The End of the “All-in” Public Cloud Era For a decade, the mantra was “move everything to the public cloud.” But in 2026, the conversation has changed. We are now in the Cloud 3.0 phase. Organizations have realized that a one-size-fits-all approach to Amazon, Google, or Microsoft isn’t just expensive—it’s a risk to data sovereignty and performance.
What is Cloud 3.0? Cloud 3.0 is characterized by resilient interdependence. It is a sophisticated mix of:
- Sovereign Clouds: Data centers located within specific national borders to comply with strict local privacy laws.
- Hybrid Infrastructure: Keeping sensitive “crown jewel” data on-premise while using the public cloud for scalable compute power.
- Multi-Cloud Management: Using specialized tools to move workloads between different providers based on cost, latency, and feature availability.
Driving Forces Behind the Shift
- The AI Demand: AI models require massive compute power, but fine-tuning them on proprietary company data creates privacy concerns. Cloud 3.0 allows companies to run high-performance AI on their own “Private Cloud” clusters.
- Regulatory Pressure: Governments worldwide are demanding more control over where their citizens’ data lives.

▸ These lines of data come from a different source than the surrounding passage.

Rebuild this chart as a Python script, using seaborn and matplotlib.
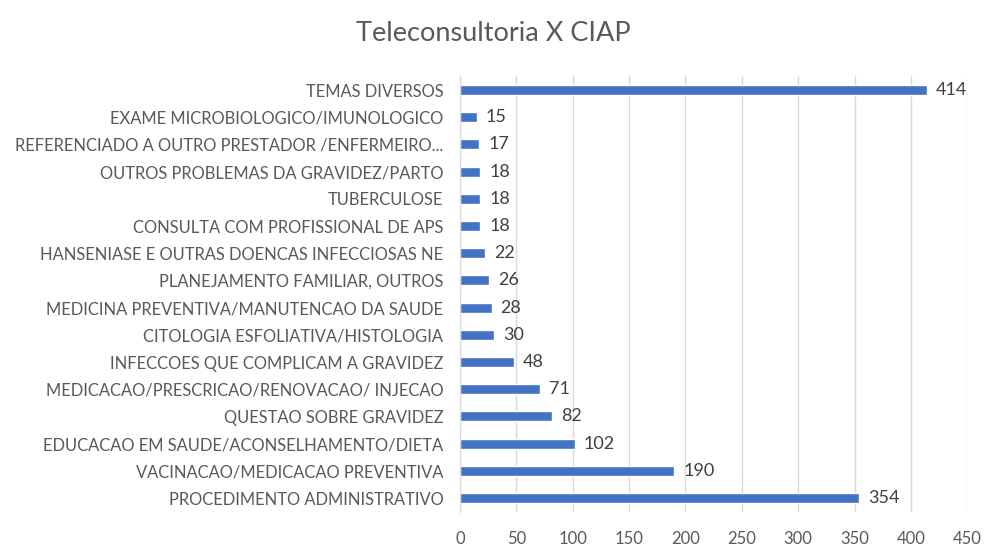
import numpy as np
import pandas as pd
import matplotlib
matplotlib.use("Agg")
import matplotlib.pyplot as plt
import seaborn as sns

# dados (de cima para baixo)
categorias = [
    "TEMAS DIVERSOS",
    "EXAME MICROBIOLOGICO/IMUNOLOGICO",
    "REFERENCIADO A OUTRO PRESTADOR /ENFERMEIRO...",
    "OUTROS PROBLEMAS DA GRAVIDEZ/PARTO",
    "TUBERCULOSE",
    "CONSULTA COM PROFISSIONAL DE APS",
    "HANSENIASE E OUTRAS DOENCAS INFECCIOSAS NE",
    "PLANEJAMENTO FAMILIAR, OUTROS",
    "MEDICINA PREVENTIVA/MANUTENCAO DA SAUDE",
    "CITOLOGIA ESFOLIATIVA/HISTOLOGIA",
    "INFECCOES QUE COMPLICAM A GRAVIDEZ",
    "MEDICACAO/PRESCRICAO/RENOVACAO/ INJECAO",
    "QUESTAO SOBRE GRAVIDEZ",
    "EDUCACAO EM SAUDE/ACONSELHAMENTO/DIETA",
    "VACINACAO/MEDICACAO PREVENTIVA",
    "PROCEDIMENTO ADMINISTRATIVO",
]
valores = [414, 15, 17, 18, 18, 18, 22, 26, 28, 30, 48, 71, 82, 102, 190, 354]
ticks_x = [0, 50, 100, 150, 200, 250, 300, 350, 400, 450]

df = pd.DataFrame({"cat": categorias, "n": valores})

sns.set_style("white")
plt.rcParams["font.family"] = ["Lato", "DejaVu Sans"]

fig = plt.figure(figsize=(9.86, 5.46), dpi=100)
ax = fig.add_axes([0.4665, 0.063, 0.5145, 0.797])

sns.barplot(data=df, x="n", y="cat", orient="h", color="#4472C4",
            saturation=1, width=0.37, ax=ax)

for i, v in enumerate(valores):
    ax.text(v + 8, i, str(v), va="center", ha="left", fontsize=13, color="#404040")

ax.set_xlim(0, 450)
ax.set_xticks(ticks_x)
ax.grid(axis="x", color="#D9D9D9", linewidth=1)
ax.set_axisbelow(True)
for s in ["top", "right", "bottom"]:
    ax.spines[s].set_visible(False)
ax.spines["left"].set_color("#D9D9D9")
ax.tick_params(axis="both", length=0, colors="#595959")
ax.tick_params(axis="y", labelsize=11.9, pad=12)
ax.tick_params(axis="x", labelsize=12, pad=14)
ax.set_xlabel("")
ax.set_ylabel("")
fig.suptitle("Teleconsultoria X CIAP", fontsize=19.5, color="#595959", y=0.962)

fig.savefig("out.png", dpi=100)
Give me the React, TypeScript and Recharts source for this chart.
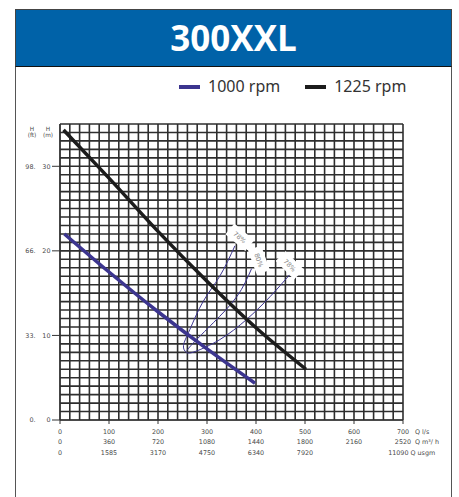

- Cost Optimization (FinOps): As cloud bills skyrocketed, companies began “repatriating” certain workloads to private servers to save millions in egress fees.
The Future is Distributed The “Cloud” is no longer a single place. It is a borderless fabric of interconnected nodes. For techpost.shop readers, the takeaway is clear: the future of IT infrastructure is not about choosing one provider, but about mastering the orchestration of many.